During the World War 2, the Polish government was the first to defend publicly all European Jews who were exterminated by the Germans – regardless of their nationality. For this purpose, the Polish Foreign Minister issued a diplomatic note.
The Polish state collapsed after it was conquered by Nazi Germany and the Soviet Union in 1939. However, the Poles did not give up the fight against the Germans and established armed formations and governmental institutions outside the country, in allied countries. The Polish government-in-exile was first formed in France, and after the fall of that country, moved to the United Kingdom.
In occupied Poland there was a strong anti-German armed underground (e.g. the Home Army). which conducted underground and partisan fighting against the German army. There were also political institutions. Poles affiliated to these organisations passed information to the Polish government in London about the situation in the country. News of German crimes against civilians, of the terror against Poles, the extermination of the Polish elite, and the Jews, also began to reach there.
On 10 December 1942, Edward Raczyński, Minister of Foreign Affairs of the Polish Government in Exile, sent a note to the countries that had signed the United Nations Declaration about the atrocities committed by Germany against the Jews in occupied Poland. This document was the first official report on the Holocaust and was produced thanks to the work of the courier Jan Karski. It was also the first public government speech to defend all Jews exterminated and persecuted by the Germans – regardless of their nationality.

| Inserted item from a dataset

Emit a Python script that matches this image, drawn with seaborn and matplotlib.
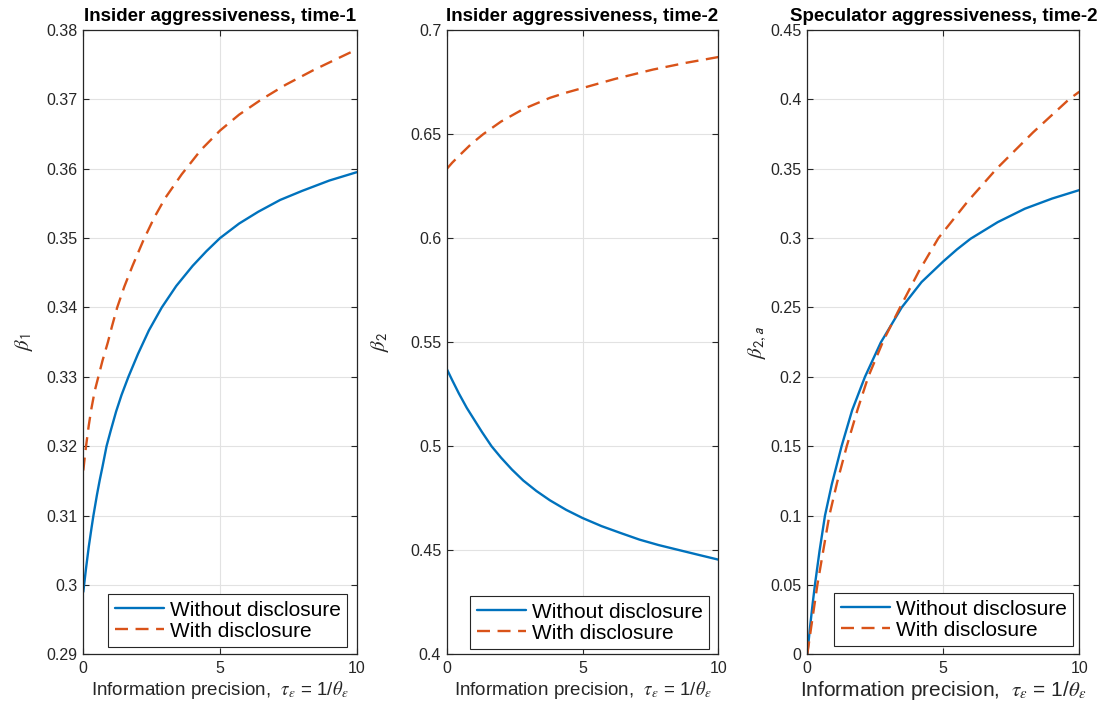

“The new methods of mass slaughter used in the last few months confirm the fact that the German authorities are systematically aiming at the total extermination of the Jewish population of Poland from Western and Central Europe”, wrote the head of the Polish foreign ministry. The Polish government demanded that the representatives of the free world provide immediate aid to the Jews and punish the German criminals.
The appeal met with a response from the free world in the form of a written reply, but this had a rather symbolic resonance. No concrete actions were decided then, or later, that would have stopped the Holocaust on occupied Polish territory.